International study identifies a key mechanism regulating how cells use fat to generate energy
An international study by scientists at the Centro Nacional de Investigaciones Cardiovasculares Carlos III (CNIC) and the University of California, Los Angeles (UCLA) has identified a fundamental mechanism that regulates how the body uses stored fat to produce energy.
The findings, published in The EMBO Journal, show that calcium levels within mitochondria determine whether these organelles remain attached to or detach from lipid droplets, the cellular structures where fat is stored.
Mitochondria are the cellular structures responsible for generating most of the energy required for tissue function. In brown adipose tissue—a specialized type of fat involved in heat production and energy expenditure—some mitochondria remain physically associated with lipid droplets, and these peridroplet mitochondria play a key role in managing cellular energy reserves.

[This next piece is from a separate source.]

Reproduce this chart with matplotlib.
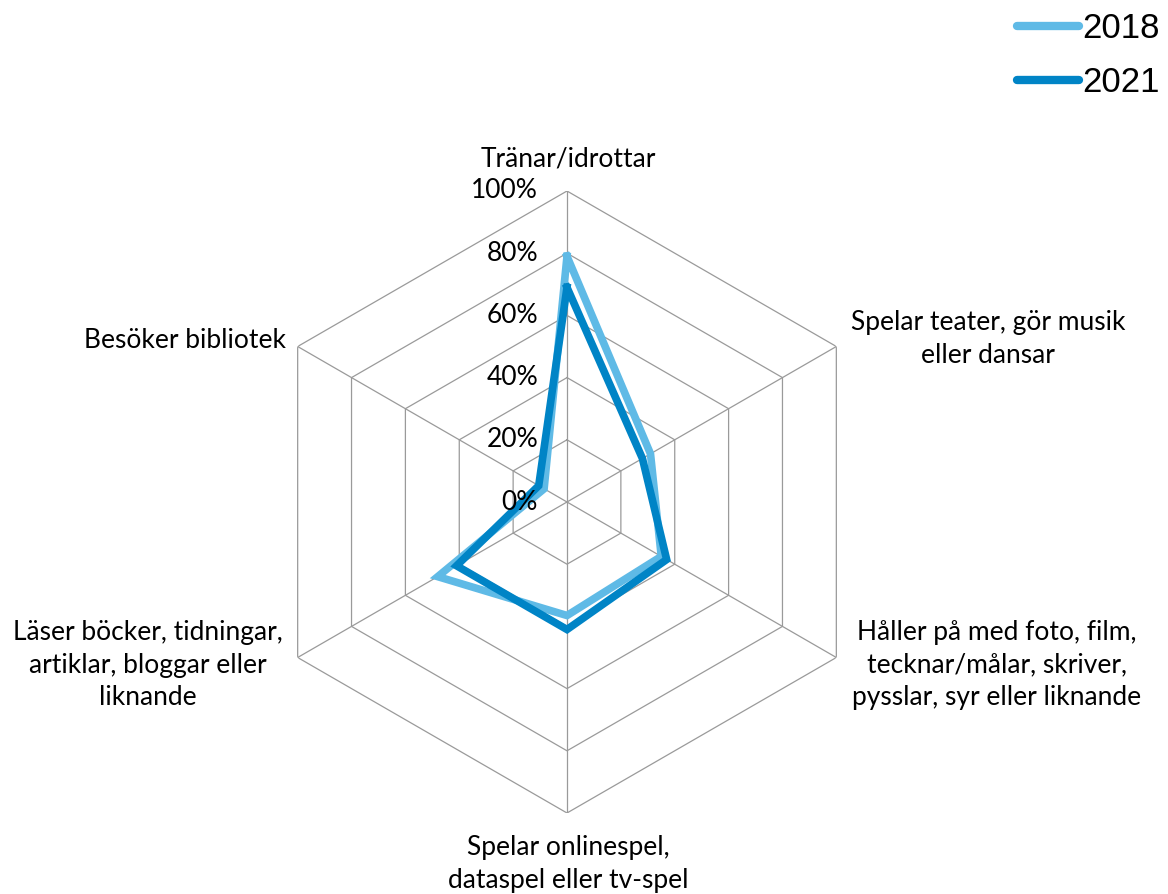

The study shows that increased calcium levels inside mitochondria induce changes in mitochondrial morphology and promote their separation from lipid droplets. Study first author Rebeca Acín Pérez, a researcher at the CNIC and a member of the Spanish biomedical research network on frailty and healthy aging, explains: “This process is essential for enzymes responsible for fat breakdown, known as lipases, to access stored lipids and convert them into energy.”
The authors also observed that mitochondrial detachment occurs before the onset of lipolysis, acting as a kind of molecular switch that triggers the mobilization of fat reserves.
The study also identifies the proteins that regulate this mechanism. Calcium efflux from mitochondria is controlled by the mitochondrial calcium exchanger NCLX. When NCLX activity is reduced, mitochondrial calcium accumulates, detachment from lipid droplets is promoted, and fat utilization as an energy source is increased. In contrast, when NCLX is active, mitochondria tend to remain associated with lipid stores.
The researchers also identified an important role for the phosphodiesterase PDE2A, a protein that indirectly regulates this system by modulating intracellular calcium levels.
Beyond describing this biological mechanism, the study shows that its pharmacological manipulation can have significant metabolic consequences. In animal models of obesity, inhibition of PDE2A increased the association between mitochondria and lipid droplets, reduced fat breakdown, and promoted the use of glucose for energy production. This metabolic shift was associated with improved energy balance and increased metabolic expenditure.
Overall, the findings reveal that the interaction between mitochondria and lipid droplets is a dynamic process, finely regulated by intracellular signals such as calcium. “Understanding how this relationship is controlled provides a new perspective on the mechanisms governing energy metabolism and opens potential avenues for the development of treatments for obesity and other metabolic diseases,” the authors conclude.
This study builds on the ongoing scientific collaboration between the group led by José Antonio Enríquez, head of the Functional Genetics of the Oxidative Phosphorylation System group at the CNIC, and the team led by Orian Shirihai at the David Geffen School of Medicine at UCLA, a partnership that in recent years has significantly advanced knowledge of mitochondrial function and its role in metabolic regulation.
The study was supported by funding from the Israel Science Foundation (ISF); the Spanish Ministry of Science, Innovation, and Universities through the State Research Agency (AEI) and ERDF funds; the BBVA Foundation (Leonardo Grant); and the US National Institutes of Health (NIH). Additional support was provided by the American Diabetes Association (ADA) and the David Geffen School of Medicine at UCLA, as well as philanthropic contributions from Joel Greenberg and Marcy Gringlas.